Stored dataset items
■ ■ ■ ■ ■ ■ ■
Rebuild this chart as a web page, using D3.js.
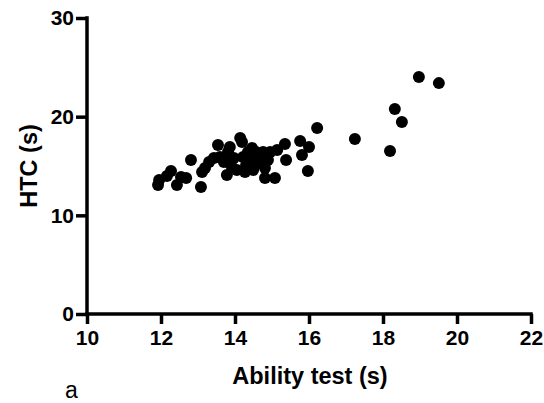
<!DOCTYPE html>
<html><head><meta charset="utf-8">
<script src="https://cdn.jsdelivr.net/npm/d3@7"></script>
<style>body{margin:0;background:#fff}svg{display:block}</style>
</head><body>
<script>
const xTicks = [10, 12, 14, 16, 18, 20, 22];
const yTicks = [0, 10, 20, 30];
const abilityTest = [11.92,11.95,12.16,12.27,12.43,12.54,12.68,12.81,13.08,13.11,13.19,13.30,13.43,13.54,13.59,13.70,13.78,13.81,13.89,13.97,14.05,14.14,14.19,14.22,14.30,14.35,14.43,14.49,14.57,14.62,14.70,14.76,14.81,14.89,14.95,15.08,15.14,15.35,15.38,15.76,15.81,16.00,15.97,16.22,17.24,18.19,18.32,18.51,18.97,19.51,14.46,13.86,14.81,14.27];
const htc = [13.07,13.58,13.98,14.49,13.07,13.88,13.78,15.60,12.87,14.39,14.79,15.40,15.81,17.12,15.91,15.40,14.08,16.41,15.10,15.81,14.59,17.83,17.43,15.91,15.10,16.41,15.60,14.59,16.41,15.30,15.91,16.41,13.78,15.60,16.41,13.78,16.62,17.22,15.60,17.53,16.11,16.92,14.49,18.84,17.73,16.51,20.77,19.45,24.01,23.40,16.82,16.92,14.79,14.39];

const W = 544, H = 403;
const svg = d3.select("body").append("svg").attr("width", W).attr("height", H);
const x = d3.scaleLinear().domain([10, 22]).range([87, 531]);
const y = d3.scaleLinear().domain([0, 30]).range([314, 18]);
const font = "'Liberation Sans', Arial, Helvetica, sans-serif";

const xAxis = svg.append("g").attr("transform", "translate(0,314)")
  .call(d3.axisBottom(x).tickValues(xTicks).tickFormat(d3.format("d")).tickSize(10).tickPadding(6));
const yAxis = svg.append("g").attr("transform", "translate(87,0)")
  .call(d3.axisLeft(y).tickValues(yTicks).tickFormat(d3.format("d")).tickSize(11).tickPadding(2));

[xAxis, yAxis].forEach(g => {
  g.select(".domain").attr("stroke", "#000").attr("stroke-width", 3.5)
    .attr("stroke-linecap", "square");
  g.selectAll(".tick line").attr("stroke", "#000").attr("stroke-width", 3.5);
  g.selectAll(".tick text").attr("fill", "#000")
    .style("font-family", font).style("font-size", "21px").style("font-weight", "bold");
});
xAxis.select(".domain").attr("d", `M${x(10)},0H${x(22)}`);
yAxis.select(".domain").attr("d", `M0,${y(30)}V${y(0)}`);

svg.append("g").selectAll("circle")
  .data(abilityTest.map((v, i) => [v, htc[i]]))
  .join("circle")
  .attr("cx", d => x(d[0])).attr("cy", d => y(d[1]))
  .attr("r", 6).attr("fill", "#000");

svg.append("text").attr("x", 310).attr("y", 384).attr("text-anchor", "middle")
  .style("font-family", font).style("font-size", "23.5px").style("font-weight", "bold")
  .text("Ability test (s)");
svg.append("text").attr("transform", "translate(37,166) rotate(-90)").attr("text-anchor", "middle")
  .style("font-family", font).style("font-size", "23.5px").style("font-weight", "bold")
  .text("HTC (s)");
svg.append("text").attr("x", 65).attr("y", 398)
  .style("font-family", font).style("font-size", "23px")
  .text("a");
</script>
</body></html>
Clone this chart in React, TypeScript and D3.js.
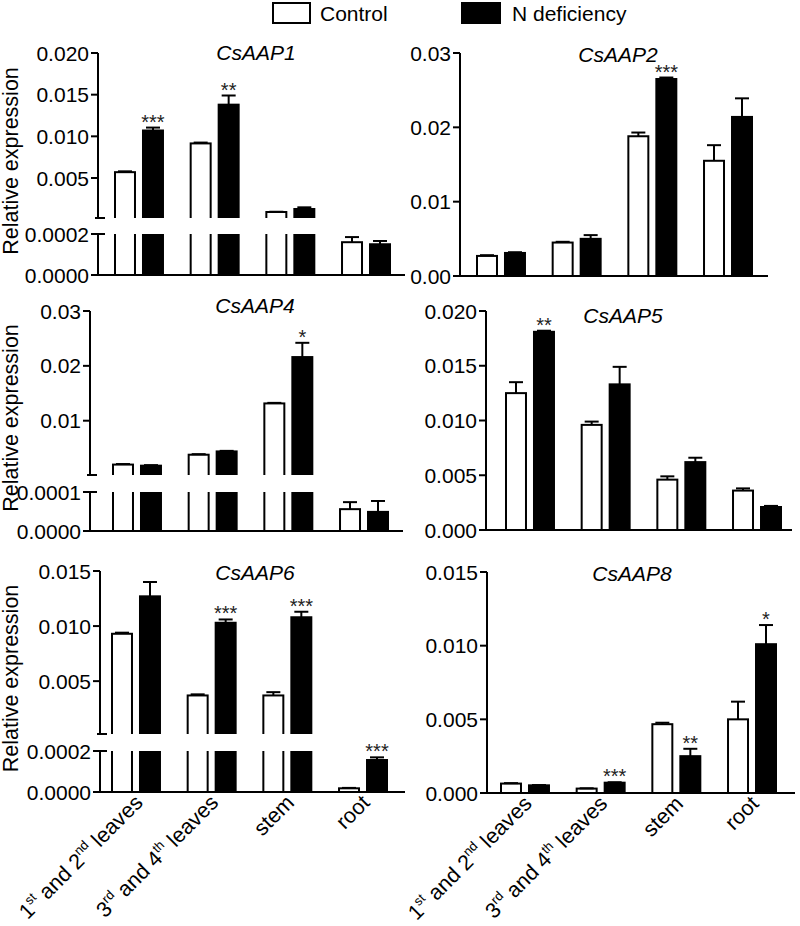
import React from "react";
import * as d3 from "d3";

const categories = ["1st and 2nd leaves", "3rd and 4th leaves", "stem", "root"];
const series = ["Control", "N deficiency"];

// CsAAP1
const aap1Control = [0.0057, 0.00915, 0.00092, 0.00016];
const aap1ControlSem = [0.0001, 0.0001, 0.00003, 0.000025];
const aap1Nd = [0.0107, 0.0138, 0.00128, 0.00015];
const aap1NdSem = [0.00035, 0.0011, 0.0002, 0.000016];
const aap1Sig = ["***", "**", "", ""];

// CsAAP2
const aap2Control = [0.0027, 0.0045, 0.0188, 0.0155];
const aap2ControlSem = [0.0001, 0.0001, 0.0005, 0.0021];
const aap2Nd = [0.0031, 0.005, 0.0265, 0.0214];
const aap2NdSem = [0.0001, 0.0005, 0.0002, 0.0025];
const aap2Sig = ["", "", "***", ""];

// CsAAP4
const aap4Control = [0.002, 0.0038, 0.01315, 0.000056];
const aap4ControlSem = [0.0001, 0.0001, 0.0001, 0.000018];
const aap4Nd = [0.0018, 0.0044, 0.0216, 0.000049];
const aap4NdSem = [0.0001, 0.0001, 0.0026, 0.000028];
const aap4Sig = ["", "", "*", ""];

// CsAAP5
const aap5Control = [0.0125, 0.0096, 0.0046, 0.0036];
const aap5ControlSem = [0.001, 0.0003, 0.0003, 0.0002];
const aap5Nd = [0.0181, 0.0133, 0.0062, 0.0021];
const aap5NdSem = [0.0001, 0.0016, 0.0004, 0.0001];
const aap5Sig = ["**", "", "", ""];

// CsAAP6
const aap6Control = [0.0093, 0.0037, 0.0037, 0.000018];
const aap6ControlSem = [0.0001, 0.0001, 0.0003, 0.000002];
const aap6Nd = [0.0127, 0.0103, 0.0108, 0.000156];
const aap6NdSem = [0.0013, 0.0003, 0.0005, 0.000013];
const aap6Sig = ["", "***", "***", "***"];

// CsAAP8
const aap8Control = [0.00064, 0.0003, 0.00467, 0.005];
const aap8ControlSem = [0.00003, 0.00002, 0.0001, 0.0012];
const aap8Nd = [0.00052, 0.0007, 0.0025, 0.0101];
const aap8NdSem = [0.00002, 0.00003, 0.0005, 0.0013];
const aap8Sig = ["", "***", "**", "*"];

// tick values
const ticksAap1Upper = [0.005, 0.01, 0.015, 0.02];
const ticksAap1Lower = [0, 0.0002];
const ticksAap2 = [0, 0.01, 0.02, 0.03];
const ticksAap4Upper = [0.01, 0.02, 0.03];
const ticksAap4Lower = [0, 0.0001];
const ticksAap5 = [0, 0.005, 0.01, 0.015, 0.02];
const ticksAap6Upper = [0.005, 0.01, 0.015];
const ticksAap6Lower = [0, 0.0002];
const ticksAap8 = [0, 0.005, 0.01, 0.015];

const FONT = '"Liberation Sans", Arial, Helvetica, sans-serif';

type Seg = {
  top: number;
  bottom: number;
  domain: [number, number];
  ticks: number[];
  fmt: string;
  kind: "single" | "lower" | "upper";
};

type Cfg = {
  id: string;
  title: string;
  control: number[];
  controlSem: number[];
  nd: number[];
  ndSem: number[];
  sig: string[];
  axisX: number;
  axisEnd: number;
  firstBar: number;
  titleX: number;
  titleY: number;
  segs: Seg[];
  yTitle: boolean;
  xLabels: boolean;
};

const panels: Cfg[] = [
  {
    id: "p1", title: "CsAAP1", control: aap1Control, controlSem: aap1ControlSem, nd: aap1Nd, ndSem: aap1NdSem, sig: aap1Sig,
    axisX: 98, axisEnd: 405, firstBar: 115, titleX: 256, titleY: 60, yTitle: true, xLabels: false,
    segs: [
      { top: 234, bottom: 275, domain: [0, 0.0002], ticks: ticksAap1Lower, fmt: ".4f", kind: "lower" },
      { top: 53, bottom: 218, domain: [0.0002, 0.02], ticks: ticksAap1Upper, fmt: ".3f", kind: "upper" },
    ],
  },
  {
    id: "p2", title: "CsAAP2", control: aap2Control, controlSem: aap2ControlSem, nd: aap2Nd, ndSem: aap2NdSem, sig: aap2Sig,
    axisX: 460, axisEnd: 768, firstBar: 477, titleX: 618, titleY: 62, yTitle: false, xLabels: false,
    segs: [{ top: 53, bottom: 276, domain: [0, 0.03], ticks: ticksAap2, fmt: ".2f", kind: "single" }],
  },
  {
    id: "p3", title: "CsAAP4", control: aap4Control, controlSem: aap4ControlSem, nd: aap4Nd, ndSem: aap4NdSem, sig: aap4Sig,
    axisX: 90, axisEnd: 403, firstBar: 113, titleX: 255, titleY: 313, yTitle: true, xLabels: false,
    segs: [
      { top: 492, bottom: 531, domain: [0, 0.0001], ticks: ticksAap4Lower, fmt: ".4f", kind: "lower" },
      { top: 311, bottom: 475, domain: [0.0001, 0.03], ticks: ticksAap4Upper, fmt: ".2f", kind: "upper" },
    ],
  },
  {
    id: "p4", title: "CsAAP5", control: aap5Control, controlSem: aap5ControlSem, nd: aap5Nd, ndSem: aap5NdSem, sig: aap5Sig,
    axisX: 486, axisEnd: 792, firstBar: 506, titleX: 623, titleY: 323, yTitle: false, xLabels: false,
    segs: [{ top: 311, bottom: 530, domain: [0, 0.02], ticks: ticksAap5, fmt: ".3f", kind: "single" }],
  },
  {
    id: "p5", title: "CsAAP6", control: aap6Control, controlSem: aap6ControlSem, nd: aap6Nd, ndSem: aap6NdSem, sig: aap6Sig,
    axisX: 100, axisEnd: 405, firstBar: 112, titleX: 255, titleY: 580, yTitle: true, xLabels: true,
    segs: [
      { top: 751, bottom: 792, domain: [0, 0.0002], ticks: ticksAap6Lower, fmt: ".4f", kind: "lower" },
      { top: 571, bottom: 734, domain: [0.0002, 0.015], ticks: ticksAap6Upper, fmt: ".3f", kind: "upper" },
    ],
  },
  {
    id: "p6", title: "CsAAP8", control: aap8Control, controlSem: aap8ControlSem, nd: aap8Nd, ndSem: aap8NdSem, sig: aap8Sig,
    axisX: 487, axisEnd: 795, firstBar: 501, titleX: 632, titleY: 581, yTitle: false, xLabels: true,
    segs: [{ top: 572, bottom: 793, domain: [0, 0.015], ticks: ticksAap8, fmt: ".3f", kind: "single" }],
  },
];

function XLabel({ cat, x, y }: { cat: string; x: number; y: number }) {
  const parts: React.ReactNode[] = [];
  if (cat.includes("1st")) {
    parts.push(<tspan key="a">1</tspan>);
    parts.push(<tspan key="b" dy={-9} fontSize={13}>st</tspan>);
    parts.push(<tspan key="c" dy={9}> and 2</tspan>);
    parts.push(<tspan key="d" dy={-9} fontSize={13}>nd</tspan>);
    parts.push(<tspan key="e" dy={9}> leaves</tspan>);
  } else if (cat.includes("3rd")) {
    parts.push(<tspan key="a">3</tspan>);
    parts.push(<tspan key="b" dy={-9} fontSize={13}>rd</tspan>);
    parts.push(<tspan key="c" dy={9}> and 4</tspan>);
    parts.push(<tspan key="d" dy={-9} fontSize={13}>th</tspan>);
    parts.push(<tspan key="e" dy={9}> leaves</tspan>);
  } else {
    parts.push(<tspan key="a">{cat}</tspan>);
  }
  return (
    <text x={0} y={0} transform={`translate(${x},${y}) rotate(-45)`} textAnchor="end" fontSize={21.5} fontFamily={FONT}>
      {parts}
    </text>
  );
}

function Panel({ cfg }: { cfg: Cfg }) {
  const xBand = d3
    .scaleBand<string>()
    .domain(categories)
    .range([cfg.firstBar, cfg.firstBar + 275])
    .paddingInner(0.366)
    .paddingOuter(0);
  const sBand = d3.scaleBand<string>().domain(series).range([0, xBand.bandwidth()]).paddingInner(0.286);
  const bw = sBand.bandwidth();
  const baseline = cfg.segs[0].bottom;

  const scales = cfg.segs.map((s) => d3.scaleLinear().domain(s.domain).range([s.bottom, s.top]));

  const segForTop = (v: number) => {
    for (let i = 0; i < cfg.segs.length; i++) {
      if (v <= cfg.segs[i].domain[1]) return i;
    }
    return cfg.segs.length - 1;
  };

  const els: React.ReactNode[] = [];
  const defs: React.ReactNode[] = [];

  cfg.segs.forEach((seg, si) => {
    const clipId = `${cfg.id}-clip-${si}`;
    const clipTop = seg.kind === "upper" || seg.kind === "single" ? seg.top - 60 : seg.top;
    const clipBottom = seg.kind === "upper" ? seg.bottom : seg.bottom + 2;
    defs.push(
      <clipPath id={clipId} key={clipId}>
        <rect x={cfg.axisX} y={clipTop} width={cfg.axisEnd - cfg.axisX + 10} height={clipBottom - clipTop} />
      </clipPath>
    );
    const y = scales[si];
    const bars: React.ReactNode[] = [];
    categories.forEach((cat, ci) => {
      series.forEach((ser, k) => {
        const v = k === 0 ? cfg.control[ci] : cfg.nd[ci];
        if (v < seg.domain[0]) return;
        let y0 = y(Math.min(v, seg.domain[1] * 1.5));
        if (v > seg.domain[1] && seg.kind === "lower") y0 = seg.top - 6;
        const y1 = seg.kind === "upper" ? seg.bottom + 6 : seg.bottom;
        const x = (xBand(cat) as number) + (sBand(ser) as number);
        bars.push(
          <rect
            key={`${ci}-${k}`}
            x={x}
            y={y0}
            width={bw}
            height={Math.max(0, y1 - y0)}
            fill={k === 0 ? "#fff" : "#000"}
            stroke="#000"
            strokeWidth={2}
          />
        );
      });
    });
    els.push(
      <g key={`bars-${si}`} clipPath={`url(#${clipId})`}>
        {bars}
      </g>
    );
  });

  // error bars and significance
  categories.forEach((cat, ci) => {
    series.forEach((ser, k) => {
      const v = k === 0 ? cfg.control[ci] : cfg.nd[ci];
      const e = k === 0 ? cfg.controlSem[ci] : cfg.ndSem[ci];
      const si = segForTop(v + e);
      const y = scales[si];
      const cx = (xBand(cat) as number) + (sBand(ser) as number) + bw / 2;
      const yv = y(Math.max(v, cfg.segs[si].domain[0]));
      const ye = y(v + e);
      els.push(
        <g key={`err-${ci}-${k}`} stroke="#000" strokeWidth={2}>
          <line x1={cx} x2={cx} y1={yv} y2={ye} />
          <line x1={cx - 7} x2={cx + 7} y1={ye} y2={ye} />
        </g>
      );
      if (k === 1 && cfg.sig[ci]) {
        els.push(
          <text key={`sig-${ci}`} x={cx} y={ye + 1} textAnchor="middle" fontSize={20} fontFamily={FONT} fill="#222">
            {cfg.sig[ci]}
          </text>
        );
      }
    });
  });

  // axes
  cfg.segs.forEach((seg, si) => {
    const y = scales[si];
    const f = d3.format(seg.fmt);
    els.push(
      <line key={`ax-${si}`} x1={cfg.axisX} x2={cfg.axisX} y1={seg.top} y2={seg.bottom} stroke="#000" strokeWidth={2} />
    );
    seg.ticks.forEach((t, ti) => {
      els.push(
        <g key={`t-${si}-${ti}`}>
          <line x1={cfg.axisX - 7} x2={cfg.axisX} y1={y(t)} y2={y(t)} stroke="#000" strokeWidth={2} />
          <text x={cfg.axisX - 9} y={y(t)} dy="0.36em" textAnchor="end" fontSize={21} fontFamily={FONT}>
            {f(t)}
          </text>
        </g>
      );
    });
    if (seg.kind === "upper") {
      els.push(
        <line key={`cap-u`} x1={cfg.axisX - 3} x2={cfg.axisX + 7} y1={seg.bottom} y2={seg.bottom} stroke="#000" strokeWidth={2} />
      );
    }
    if (seg.kind === "lower") {
      els.push(
        <line key={`cap-l`} x1={cfg.axisX - 3} x2={cfg.axisX + 7} y1={seg.top} y2={seg.top} stroke="#000" strokeWidth={2} />
      );
    }
  });
  els.push(
    <line key="xaxis" x1={cfg.axisX - 1} x2={cfg.axisEnd} y1={baseline} y2={baseline} stroke="#000" strokeWidth={2} />
  );

  els.push(
    <text key="title" x={cfg.titleX} y={cfg.titleY} textAnchor="middle" fontSize={21} fontStyle="italic" fontFamily={FONT}>
      {cfg.title}
    </text>
  );

  if (cfg.yTitle) {
    const top = cfg.segs[cfg.segs.length - 1].top;
    const cy = (top + baseline) / 2 - 3;
    els.push(
      <text key="ytitle" transform={`translate(18,${cy}) rotate(-90)`} textAnchor="middle" fontSize={21.5} fontFamily={FONT}>
        Relative expression
      </text>
    );
  }

  if (cfg.xLabels) {
    categories.forEach((cat) => {
      const cx = (xBand(cat) as number) + xBand.bandwidth() / 2;
      els.push(<XLabel key={`xl-${cat}`} cat={cat} x={cx + 8} y={baseline + 12} />);
    });
  }

  return (
    <g>
      <defs>{defs}</defs>
      {els}
    </g>
  );
}

export default function App() {
  return (
    <svg
      width={800}
      height={926}
      viewBox="0 0 800 926"
      style={{ position: "absolute", left: 0, top: 0, background: "#fff" }}
    >
      <rect x={0} y={0} width={800} height={926} fill="#fff" />
      {/* legend */}
      <rect x={273} y={3} width={37} height={20} fill="#fff" stroke="#000" strokeWidth={2} />
      <text x={320} y={21} fontSize={21} fontFamily={FONT}>
        {series[0]}
      </text>
      <rect x={462} y={3} width={38} height={20} fill="#000" stroke="#000" strokeWidth={2} />
      <text x={512} y={21} fontSize={21} fontFamily={FONT}>
        {series[1]}
      </text>
      {panels.map((p) => (
        <Panel key={p.id} cfg={p} />
      ))}
    </svg>
  );
}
■ ■ ■ ■ ■ ■ ■
- [PROMPT]: Determine the number of lines where the string "chart" occurs, and give that number only.

- [ANSWER TO THIS PROBLEM]: 2